## REQUIRED WORK
Each line from the top of the listing through the one holding "from matplotlib.patches import Rectangle" should be restated word for word, with nothing added and no pictures.

## SUPPLIED DATA
════════════════════
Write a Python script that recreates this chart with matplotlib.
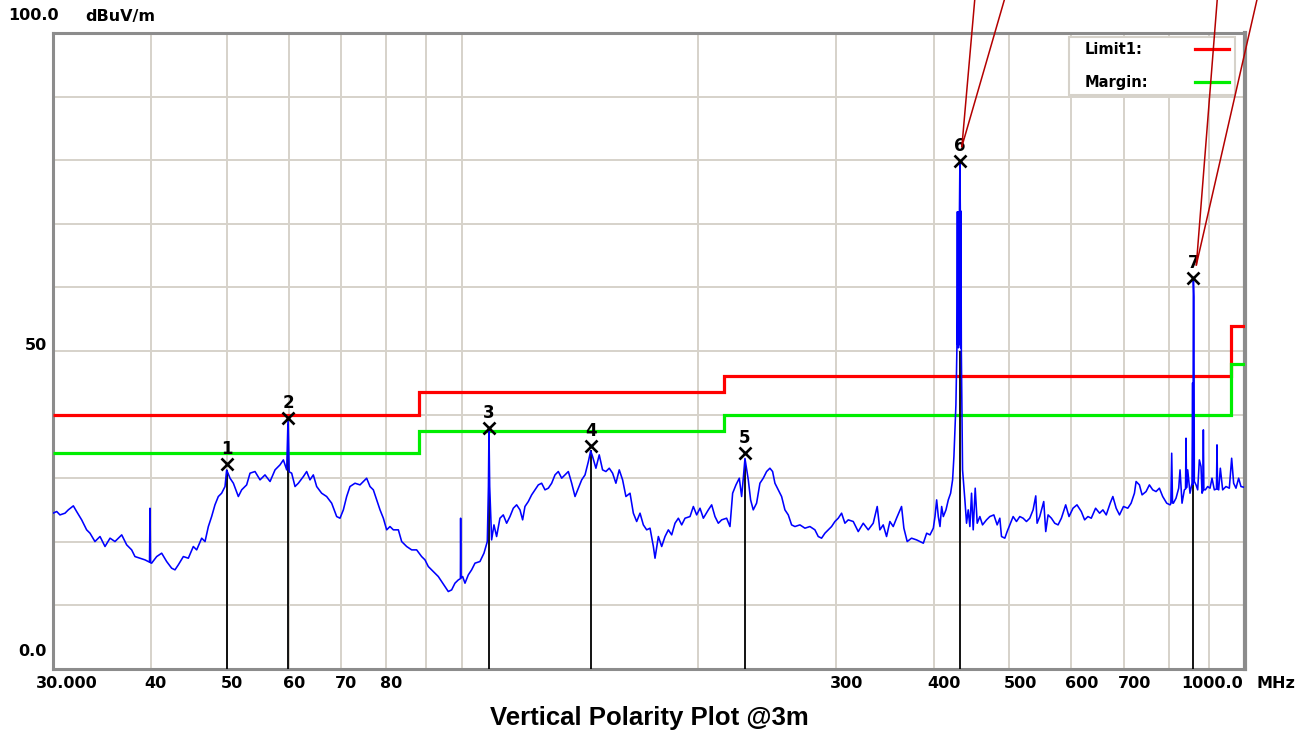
import matplotlib
matplotlib.use('Agg')
import matplotlib.pyplot as plt
from matplotlib import font_manager
from matplotlib.transforms import offset_copy
from matplotlib.lines import Line2D
from matplotlib.patches import Rectangle

# ---------------- data ----------------
trace_freq = [
    30.0, 30.33, 30.62, 31.08, 31.38, 31.85, 32.16, 32.64, 33.12, 33.45, 33.94, 34.45, 34.96, 35.48,
    36.00, 36.72, 37.26, 37.81, 38.18, 38.75, 39.32, 39.71, 39.85, 39.91, 39.97, 40.10, 40.70, 41.30,
    41.91, 42.53, 42.95, 43.37, 44.02, 44.67, 45.33, 45.78, 46.46, 46.92, 47.38, 47.84, 48.31, 48.79,
    49.27, 49.76, 50.00, 50.50, 51.00, 51.75, 52.26, 53.03, 53.56, 54.35, 55.16, 55.97, 56.81, 57.65,
    58.50, 59.08, 59.66, 59.90, 60.10, 60.54, 61.14, 61.74, 62.66, 63.27, 63.89, 64.52, 65.16, 66.12,
    67.10, 68.10, 69.11,
    69.79, 70.48, 71.17, 71.87, 72.94, 74.02, 74.75, 75.48, 76.23, 76.98, 77.74, 78.51, 79.28, 80.06,
    80.85, 81.65, 82.86, 83.67, 84.91, 86.17, 87.44, 88.73, 89.61, 90.49, 91.83, 93.19, 94.11, 95.03,
    95.97, 96.92, 97.87, 98.84, 99.45, 99.52, 99.60, 100.11, 100.80, 101.79, 102.79, 103.81, 105.34,
    106.59, 107.64, 108.00, 108.17, 108.40, 109.02, 109.77, 110.63, 111.72, 112.82, 113.94, 115.06,
    116.20, 117.34, 118.50, 119.43, 120.25, 121.44, 122.64, 123.85, 125.07, 126.30, 127.55, 128.81,
    130.08, 131.36, 132.65, 133.96, 135.28, 136.62, 137.97, 139.33, 140.70, 142.09, 143.49, 144.91,
    145.90, 146.71, 148.16, 149.62, 151.09, 152.58, 154.09, 155.61, 157.14, 158.69, 160.26, 161.84,
    163.80, 165.41, 167.04, 168.69, 170.35, 172.03, 173.73, 175.44, 176.30, 178.04, 179.79, 181.56,
    183.35, 185.16, 186.98, 188.83, 190.69, 192.57, 195.41, 197.34, 199.28, 201.25, 203.23, 206.23,
    208.26, 210.31, 212.38, 214.48, 217.64, 219.79, 221.52, 223.70, 225.91, 227.46, 228.58, 229.70,
    231.96, 233.55, 235.37, 237.69, 240.04, 242.40, 244.79, 247.20, 249.15, 250.87, 253.34, 255.84,
    258.36, 260.91, 263.48, 266.08, 270.02, 274.01, 278.07, 282.18, 284.96, 287.77, 290.61, 293.47,
    296.36, 299.29, 302.24, 305.22, 308.22, 311.26, 315.87, 320.54, 325.28, 330.10, 334.98, 338.94,
    341.61, 344.98, 348.38, 351.81, 355.28, 358.78, 364.09, 366.60, 370.20, 374.94, 380.53,
    384.40, 388.19, 392.01, 395.87, 399.77, 401.73, 403.70, 405.68, 407.68, 409.68, 411.70, 414.93,
    417.77, 420.63, 423.09, 424.74, 427.23, 428.50, 429.10, 429.50, 429.90, 430.30, 430.70, 431.20,
    431.70, 432.27, 432.80, 433.20, 433.60, 434.10,
    435.66, 438.66, 440.81, 442.98, 445.15, 447.34, 449.54, 452.19, 454.86, 458.43, 462.04, 467.49,
    472.08, 477.66, 482.36, 486.15, 488.54, 493.34, 496.73, 500.65, 505.57, 510.54, 515.56, 520.63,
    525.75, 530.92, 536.14, 540.35, 542.47, 546.73, 553.18, 556.46, 560.30, 565.81, 571.37, 576.99,
    582.66, 590.09, 595.90, 602.92, 610.02, 617.80, 623.87, 630.00, 636.20, 644.33, 651.95, 658.36,
    664.84, 672.63, 677.91, 684.57, 691.30, 699.44, 708.34, 715.31, 722.34, 725.88, 733.01, 738.77,
    747.49, 754.84, 762.27, 769.76, 777.33, 784.98, 794.28, 802.09, 804.00, 806.03, 808.00, 809.99,
    816.37, 822.80, 826.03, 830.90, 836.63, 839.50, 840.75, 842.00, 844.88, 850.68, 855.69, 857.20,
    858.10, 859.05, 860.40, 861.50, 865.81, 870.06, 874.34, 878.64, 881.23, 883.50, 884.70, 886.00,
    889.92, 896.04, 902.21, 907.50, 913.74, 919.50, 920.92, 922.50, 925.45, 930.00, 936.40, 945.61,
    954.91, 961.49, 967.15, 973.81, 981.46, 988.21, 995.00,
]
trace_level = [
    24.50, 24.76, 24.23, 24.50, 25.02, 25.65, 24.76, 23.45, 21.88, 21.35, 20.04, 20.83, 19.26, 20.57,
    20.04, 21.09, 19.52, 18.73, 17.68, 17.42, 17.16, 16.90, 16.80, 25.28, 16.70, 16.64, 17.68, 18.21,
    16.90, 15.85, 15.59, 16.37, 17.68, 17.42, 19.26, 18.73, 20.57, 20.04, 22.40, 23.97, 25.81, 27.12,
    27.64, 28.69, 31.30, 30.00, 29.21, 27.12, 28.17, 28.95, 30.79, 31.05, 29.74, 30.52, 29.48, 31.31,
    32.10, 32.88, 31.31, 39.50, 31.00, 30.79, 28.69, 29.21, 30.26, 31.05, 29.74, 30.52, 28.69, 27.64,
    27.12, 26.07, 23.97,
    23.71, 25.02, 27.12, 28.69, 29.21, 28.95, 29.48, 30.00, 28.69, 28.17, 26.59, 25.02, 23.71, 21.88,
    22.40, 21.88, 21.88, 20.04, 19.26, 18.73, 18.73, 17.68, 17.16, 16.11, 15.32, 14.54, 13.75, 12.97,
    12.18, 12.44, 13.49, 14.01, 14.20, 23.71, 14.30, 14.54, 13.49, 14.80, 15.59, 16.64, 16.90,
    18.21, 20.04, 28.70, 37.60, 28.70, 20.30, 22.66, 20.83, 23.71, 24.23, 22.92, 23.97,
    25.28, 25.81, 25.02, 23.45, 25.55, 26.33, 27.38, 28.17, 28.95, 29.21, 28.17, 28.43,
    29.21, 30.52, 31.05, 30.00, 30.52, 31.05, 29.21, 27.12, 28.43, 29.74, 30.52, 32.62,
    34.30, 33.41, 31.57, 33.67, 31.31, 31.05, 31.57, 30.79, 29.21, 31.31, 29.74, 27.12,
    27.64, 24.50, 23.19, 24.50, 22.66, 21.88, 22.14, 19.26, 17.42, 20.83, 19.26, 20.83,
    21.88, 21.09, 22.92, 23.71, 22.66, 23.71, 23.97, 25.55, 24.23, 25.28, 23.71, 25.02,
    25.81, 23.97, 22.92, 23.45, 23.71, 22.40, 27.64, 28.95, 30.00, 27.12, 30.00, 33.10,
    29.74, 26.59, 25.02, 26.07, 29.21, 30.00, 31.05, 31.57, 31.05, 29.21, 28.17, 27.12,
    25.02, 24.23, 22.66, 22.40, 22.66, 22.14, 22.40, 21.88, 20.83, 20.57, 21.35, 21.88,
    22.40, 23.19, 23.71, 24.50, 22.92, 23.45, 23.19, 21.61, 22.92, 21.88, 22.92, 25.55,
    21.88, 22.66, 20.83, 23.19, 22.40, 23.71, 25.55, 22.14, 20.04, 20.57, 20.30,
    20.04, 19.78, 21.35, 21.09, 22.14, 23.97, 26.59, 23.97, 22.40, 25.55, 23.97, 25.02,
    26.59, 27.64, 29.74, 33.41, 41.53, 50.50, 71.90, 51.00, 71.90, 50.50, 71.90, 51.00,
    71.90, 79.80, 72.00, 50.50, 72.00, 50.00,
    31.31, 26.59, 22.92, 25.02, 22.40, 27.64, 21.88, 28.43, 22.92, 23.97, 22.66, 23.45,
    23.97, 24.23, 22.66, 23.71, 20.83, 20.57, 21.61, 22.66, 23.97, 23.19, 23.97, 23.71,
    23.19, 23.71, 25.02, 27.22, 22.92, 23.97, 26.33, 21.61, 24.23, 23.71, 22.92, 22.66,
    23.71, 25.81, 23.97, 25.28, 25.81, 24.76, 23.45, 23.97, 23.71, 25.28, 24.50, 25.02,
    24.23, 26.07, 27.12, 25.28, 24.23, 25.55, 25.28, 26.07, 27.64, 29.48, 28.95, 27.38,
    27.90, 28.95, 28.17, 27.90, 28.43, 27.12, 26.07, 25.81, 26.00, 33.93, 26.10, 26.07,
    26.86, 28.43, 31.31, 26.07, 28.17, 28.30, 36.29, 28.50, 31.31, 27.64, 29.21, 45.00,
    29.00, 61.50, 58.50, 29.50, 28.95, 28.17, 32.88, 31.83, 27.64, 28.00, 37.60, 28.20,
    28.17, 28.69, 28.43, 30.00, 28.17, 28.30, 35.24, 28.30, 28.17, 31.57, 28.17, 28.69,
    28.43, 33.14, 29.21, 28.43, 30.00, 28.69, 28.60,
]

limit_edges = [30, 88, 216, 960, 1000]
limit1_values = [40.0, 43.5, 46.0, 54.0]
margin_values = [34.0, 37.5, 40.0, 48.0]
legend_labels = ['Limit1:', 'Margin:']

marker_ids = ['1', '2', '3', '4', '5', '6', '7']
marker_freq = [50.0, 59.9, 108.17, 145.9, 229.7, 432.27, 859.05]
marker_level = [32.3, 39.5, 37.9, 35.0, 33.9, 79.8, 61.5]
marker_qp = [31.3, 38.5, 28.7, 34.4, 32.9, 50.0, 45.2]

grid_freqs = [40, 50, 60, 70, 80, 90, 100, 200, 300, 400, 500, 600, 700, 800, 900]
grid_levels = [10, 20, 30, 40, 50, 60, 70, 80, 90]
xtick_vals = [30, 40, 50, 60, 70, 80, 300, 400, 500, 600, 700, 1000]
xtick_labels = ['30.000', '40', '50', '60', '70', '80', '300', '400', '500', '600', '700', '1000.0']
ytick_vals = [100, 50, 0]
ytick_labels = ['100.0', '50', '0.0']

title = 'Vertical Polarity Plot @3m'
x_unit = 'MHz'
y_unit = 'dBuV/m'

# ---------------- figure ----------------
W, H = 1309, 738
fig = plt.figure(figsize=(W / 100, H / 100), dpi=100)
fig.patch.set_facecolor('white')
ax = fig.add_axes([53 / W, 1 - 669 / H, (1245 - 53) / W, (669 - 33) / H])
ax.set_xscale('log')
ax.set_xlim(30, 1000)
ax.set_ylim(0, 100)
ax.xaxis.set_minor_locator(matplotlib.ticker.NullLocator())
ax.set_xticks(grid_freqs)
ax.set_yticks(grid_levels)
ax.tick_params(length=0, labelbottom=False, labelleft=False)
ax.grid(True, color='#D6D2CA', lw=1.4, zorder=0)
ax.set_axisbelow(True)
for s in ax.spines.values():
    s.set_color('#8C8C8C')
    s.set_linewidth(2.2)
ax.spines['right'].set_linewidth(3)

FONT = 'DejaVu Sans'

# limit and margin lines
ax.stairs(limit1_values, limit_edges, baseline=None, color='#FF0000', lw=2.3, zorder=3)
ax.stairs(margin_values, limit_edges, baseline=None, color='#00EE00', lw=2.3, zorder=3)

# marker vertical lines
ax.vlines(marker_freq, 0, marker_qp, color='black', lw=1.3, zorder=3.5)

# trace
ax.plot(trace_freq, trace_level, color='#0000FF', lw=1.15, zorder=4)

# markers
ax.plot(marker_freq, marker_level, linestyle='none', marker='x', color='black',
        ms=9, mew=1.9, zorder=6)
for mid, f, v in zip(marker_ids, marker_freq, marker_level):
    ax.annotate(mid, (f, v), xytext=(0, 15), textcoords='offset pixels', ha='center',
                va='center', fontsize=12, fontweight='bold', family=FONT, zorder=7)

# x tick labels
xt = ax.get_xaxis_transform()
for v, lab in zip(xtick_vals, xtick_labels):
    dx = -6
    if lab == '30.000':
        dx = -17
    elif lab == '1000.0':
        dx = -64
    tr = offset_copy(xt, fig=fig, x=dx, y=-15, units='dots')
    ax.text(v, 0, lab, transform=tr, ha='left', va='center', fontsize=11.5,
            fontweight='bold', family=FONT)
ax.text(1, 0, x_unit, transform=offset_copy(ax.transAxes, fig=fig, x=12, y=-15, units='dots'),
        ha='left', va='center', fontsize=11.5, fontweight='bold', family=FONT)

# y tick labels
yt = ax.get_yaxis_transform()
for v, lab in zip(ytick_vals, ytick_labels):
    if lab == '100.0':
        tr = offset_copy(yt, fig=fig, x=-45, y=17, units='dots')
        ax.text(0, v, lab, transform=tr, ha='left', va='center', fontsize=11.5,
                fontweight='bold', family=FONT)
    elif lab == '50':
        tr = offset_copy(yt, fig=fig, x=-6, y=5, units='dots')
        ax.text(0, v, lab, transform=tr, ha='right', va='center', fontsize=11.5,
                fontweight='bold', family=FONT)
    else:
        tr = offset_copy(yt, fig=fig, x=-6, y=17, units='dots')
        ax.text(0, v, lab, transform=tr, ha='right', va='center', fontsize=11.5,
                fontweight='bold', family=FONT)
ax.text(0, 100, y_unit, transform=offset_copy(yt, fig=fig, x=32, y=17, units='dots'),
        ha='left', va='center', fontsize=11.5, fontweight='bold', family=FONT)

# title
names = {f.name for f in font_manager.fontManager.ttflist}
if 'Liberation Sans Narrow' in names:
    tfam, tsize = 'Liberation Sans Narrow', 22
else:
    tfam, tsize = 'Liberation Sans', 18.5
ax.text(0.5, 0, title, transform=offset_copy(ax.transAxes, fig=fig, x=0, y=-49, units='dots'),
        ha='center', va='center', fontsize=tsize, fontweight='bold', family=tfam)

# legend (manual, drawn in pixel space)
fig.add_artist(Rectangle((1069, H - 95), 166, 58, transform=None, facecolor='white',
                         edgecolor='#D6D2CA', lw=1.5, zorder=8))
for i, (lab, col) in enumerate(zip(legend_labels, ['#FF0000', '#00EE00'])):
    yy = H - 49 - i * 33
    fig.text(1085 / W, yy / H, lab, ha='left', va='center', fontsize=10.5,
             fontweight='bold', family=FONT, zorder=9)
    fig.add_artist(Line2D([1195, 1229], [yy, yy], transform=None, color=col, lw=2.3, zorder=9))

# leader lines from off-chart labels to markers 6 and 7
fig.canvas.draw()
leaders = {5: (2, 15, [15, 45]), 6: (3, 13, [24, 64])}
for idx, (dx, dy, tops) in leaders.items():
    px, py = ax.transData.transform((marker_freq[idx], marker_level[idx]))
    for t in tops:
        fig.add_artist(Line2D([px + dx, px + t], [py + dy, H + 2], transform=None,
                              color='#B40000', lw=1.1, zorder=10))

fig.savefig('out.png', dpi=100, facecolor='white')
════════════════════
## EXERCISE RESPONSE
Write a Python script that recreates this chart with matplotlib.
import matplotlib
matplotlib.use('Agg')
import matplotlib.pyplot as plt
from matplotlib import font_manager
from matplotlib.transforms import offset_copy
from matplotlib.lines import Line2D
from matplotlib.patches import Rectangle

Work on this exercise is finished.